Here in the shadow of the Hollywood sign, let's be real. This winner-take-all Game 5, back at Dodger Stadium, against a well-rested Zack Greinke, is not the dream scenario for the Mets.
No, that was Tuesday at Citi Field, with the Long Island kid, and the ballpark off Flushing Bay prepared to burst from years of pent-up frustration. Even the Mets had imagined that moment, the chance to spray champagne on their fans, then rest up to wait for the Cubs' arrival in New York for the NLCS.
But that would have been too easy. And as we all know, the Mets don't do easy. They're expertly schooled in the Hard Way. Even the '86 goliaths, who won 108 games during the regular season, came within a Buckner glove-length of being viewed as chokers instead of champions.
So for all those who haven't slept since The Kershaw Redemption, obsessing about what might have been if only Daniel Murphy was able to barrel up that 3-and-2 cutter, we have good news. Yes, beating Greinke, under these conditions, is a formidable task. Many figure that the Mets' best shot to get to the NLCS already was extinguished Tuesday night in Game 4. Even with Jacob deGrom, their true ace, getting this Game 5 do-or-die assignment.
Those people, however, didn't wear Mets uniforms this season. And won't be on the field Thursday night.
This group can roll with a punch, and rebound from broken bones.
"We showed it coming off the loss here, with all the drama that took place," Terry Collins said Wednesday at Dodger Stadium. "We came back the next day in New York and played great. I think we're going to be resilient enough."
This was the same manager who suggested human sacrifice to lift the Mets from their June swoon, just to remind you how bad things were at points during the year. It was a great line, but Collins was truly exasperated after the Cubs stomped around Citi Field and kicked the Mets to .500 (40-40) with a three-game sweep. It was so demoralizing that deGrom punched a Gatorade cooler, wisely using a mitt to cushion his pitching hand, and we put Collins on the clock.
There was speculation whether Collins would even survive the subsequent West Coast trip, with Kershaw and Greinke lined up to provide a potential knockout blow. In a year of wildly oscillating highs and lows on the 10 scale, that Citi spiral was a minus-2.

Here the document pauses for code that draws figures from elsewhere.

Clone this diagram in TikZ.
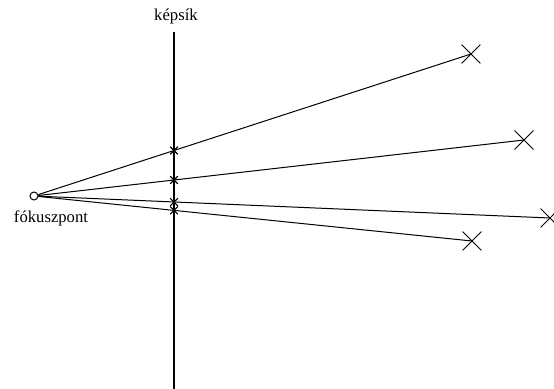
\documentclass[tikz,border=0pt]{standalone}
\usepackage{fontspec}
\setmainfont{Liberation Serif}
\usetikzlibrary{shapes.misc}
\begin{document}
\begin{tikzpicture}[x=0.75pt,y=-0.75pt,line width=0.75pt,
  bigx/.style={cross out,draw,minimum size=13.5pt,inner sep=0pt,line width=0.6pt},
  smallx/.style={cross out,draw,minimum size=5pt,inner sep=0pt,line width=0.8pt},
  lbl/.style={font=\fontsize{12.5}{14}\selectfont,inner sep=0pt}]
\useasboundingbox (0,0) rectangle (554,389);
\begin{scope}
\clip (0,0) rectangle (554,389);
\coordinate (top) at (174,32);
\coordinate (bot) at (174,389);
\draw[line width=1.1pt] (top) -- (bot);
\node[circle,draw,minimum size=6pt,inner sep=0pt] (f) at (34,196) {};
\node[bigx] (p1) at (471,54) {};
\node[bigx] (p2) at (524,140) {};
\node[bigx] (p3) at (550,218) {};
\node[bigx] (p4) at (472,241) {};
\node[smallx] (q1) at (174,150.5) {};
\node[smallx] (q2) at (174,180) {};
\node[smallx] (q3) at (174,202.2) {};
\node[smallx] (q4) at (174,210.4) {};
\draw (f) -- (p1.center);
\draw (f) -- (p2.center);
\draw (f) -- (p3.center);
\draw (f) -- (p4.center);
\end{scope}
\node[lbl] (t1) at (176,16) {képsík};
\node[lbl] (t2) at (51,218) {fókuszpont};
\end{tikzpicture}
\end{document}
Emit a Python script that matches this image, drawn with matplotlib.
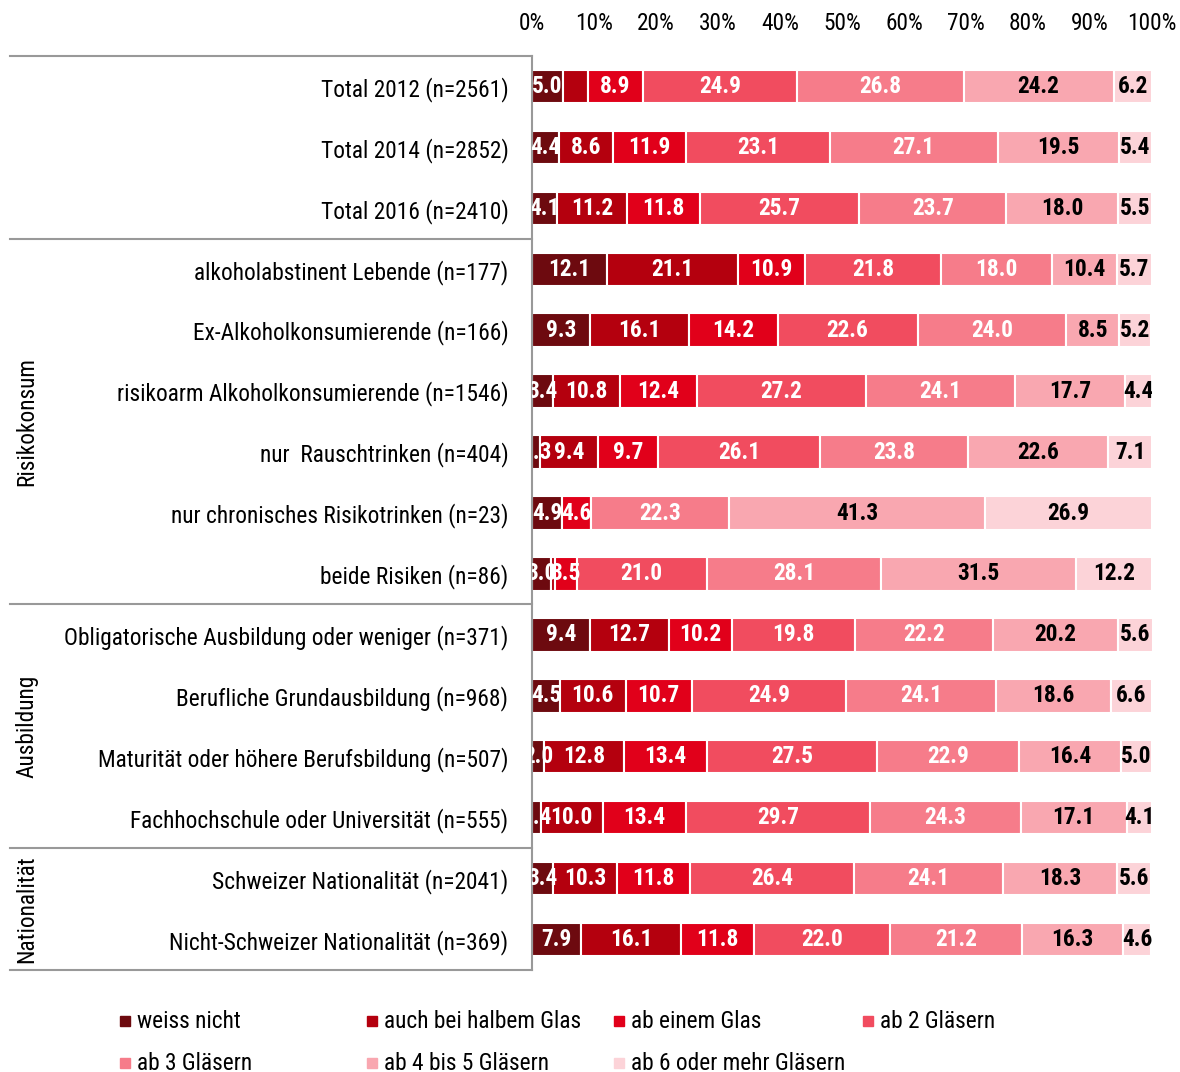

Naturally, the Mets defied conventional wisdom by winning the two series against the Dodgers and Giants, then sweeping the Diamondbacks at home before the All-Star break. Because it's the Mets, however, rescuing the manager and saving the season had to be balanced by the shocking loss of Steven Matz, who began a six-week DL stint as soon as they got off the plane from the West Coast.
It's how these 2015 Mets operate, motivated by the highest degree of difficulty. Just when we're enjoying Sandy Alderson's mocking "Panic City" narrative, they flip it upside down and win seven of nine or 10 of 12. We should have seen it coming for a team that opened with a perfect 10-game homestand, only to lose its captain (David Wright) and big-bat catcher (Travis d'Arnaud) before escaping April.
We buried these Mets so many times, "The Walking Dead" should be the title of their 2015 highlight DVD. The Justin Upton dagger between two soul-crushing rain delays. The Wilmer Flores tear-jerker, a deadline doozy that floored even veteran Mets observers who believed they had seen it all. Despite shrinking leads, and creeping anxiety, the Mets repeatedly squashed the Nats like a Coke can on the sidewalk.
"We want to make it to the World Series, and this is one step toward that," DeGrom said Wednesday. "We never give up."
It's our job to probe weakness along with celebrate the strength. And to get to this deep in October, one win away from the NLCS, we can say with certainty that these Mets took as many bullets, both on and off the field, as any team in the sport. They still won 90 games and a division title, by ignoring the noise and doing everything we insisted they couldn't.
We're sure the Mets are looking forward to doing it again in Game 5.